Project Description

Common Mistakes in Property Investments to Avoid

In any investments, your goal is to accumulate wealth and reach your financial goals within a period of time. However, inexperience investors may make a few common mistakes in property investments. If they are not careful, they can easily lose money, instead of making profits from property investments.

Some of the common mistakes in property investments are:

Emotion-Based Decisions

Failed property investments could also be contributed by emotion-based decisions. For example some may just buy the property, after being persuaded by the property agent. In addition, another example is the owner not willing to sell due to being too attached with the property. Successful investing is purely a numbers game and it’s done without any emotions.

One of the biggest challenges is in studying the numbers on the potential property. It takes discipline and experience to pass on properties that may look good initially, but don’t stack up number-wise and vice versa. Before investing in properties, ensure purchase decisions are based not on emotional reasons, but on sound facts and figures. Whenever in doubt, it’s advisable to listen to more opinion of qualified person.

Listening to the wrong people for advice

Many beginners started off by listening to friends and family members. They get free advice on what works and how to succeed. What they may not realize is that free advice can be very expensive. Sometimes, you might be listening to your friends and families who might not be familiar with the surrounding area where you intend to invest. They might not be aware of the prospect of that area, and may discourage you from buying. This may result in you losing out on that great investment opportunity. You can easily overcome this by calling our expert property consultant, who should be able to advise you on some of the market outlook and location analysis of the potential in certain areas.

Insufficient research

It is definitely not that difficult to find properties for investment. However, finding the one property that is profitable is another story. Many become so excited about owning a property that they get blind-sighted. They may buy a property that looks good on the surface rather than investing time and effort doing research.

Normally, this would include researching in detail of a few specific locations of where you intend to invest in. Next, speak to agents or consultants for that area, which may be able to advice on the prospect of the area, as well as the historical transacted prices of the area.

By doing these, you will have a solid knowledge to determine which property and location makes better investment sense. When the right property in the right location comes up at the right price, you would be able to confidently purchase it without any hesitation.

Lack of direction and commitment

Treat your real estate investments as a serious business and not a hobby. If you treat real estate investing as a hobby that you do whenever you feel like it, you’ll get hobby results. If you set aside the time and treat is as a business, you’ll be able to earn a profitable outcome. If you are fully focused on your property investment business, you will put in the effort to do full research, to engage with property agents to understand about the prospect of the area as well as to aggressively look for buyers or tenants for your property.
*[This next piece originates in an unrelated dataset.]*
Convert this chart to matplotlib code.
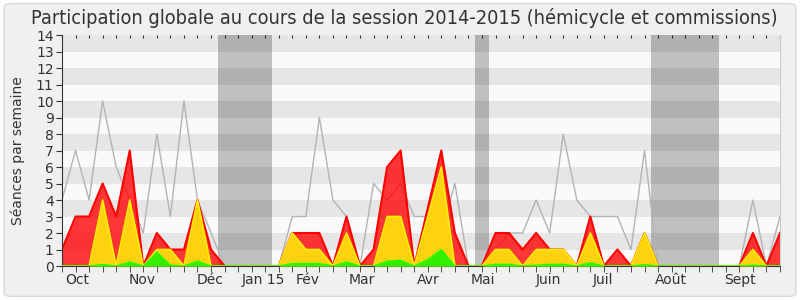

It certainly makes a difference if you put in full commitment into your property investment business vs investing as a hobby.

Paying Too Much

Another property investment blunder is paying too much for a property. Paying in excess of a property’s worth requires time to recoup the extra expenses and lowers your return on investment.

While individuals who buy property to live in are prepared to pay more for emotional reasons, or the intrinsic value, investors should always aim to pay the fair or lower-than-market price. Conduct thorough research on the area and compare prices to ensure you can get a decent return on investment. Also, get your own verbal valuation check by yourself before confirming your purchase price. Do not just rely on words of the property agent. In property investments, profits are made at the point of purchase, and not at the point of sale. 

Higher risk of buying sub-sale property vs new launch property

Buying old properties are riskier as compared to buying brand new from a reputable developer. Obviously the older the property, the greater would be the risks. But this risk can be reduced when you take all the necessary precautions and budget additional expenses for repairs.

Therefore you must learn to be able to identify such repairs during your property site visit before agreeing to buy anything. Also, it is not like the owner will allow you to hire a professional inspector to inspect the house when you are just viewing the property with intention to purchase.

Conclusion

Property investment is very profitable and allows you to easily accumulate wealth if it is done correctly, and the investors avoid the common pitfalls in property investing. Sometimes, it is just as important not to lose money in investments in bad economy, as it is in making money from your property investments in good economy.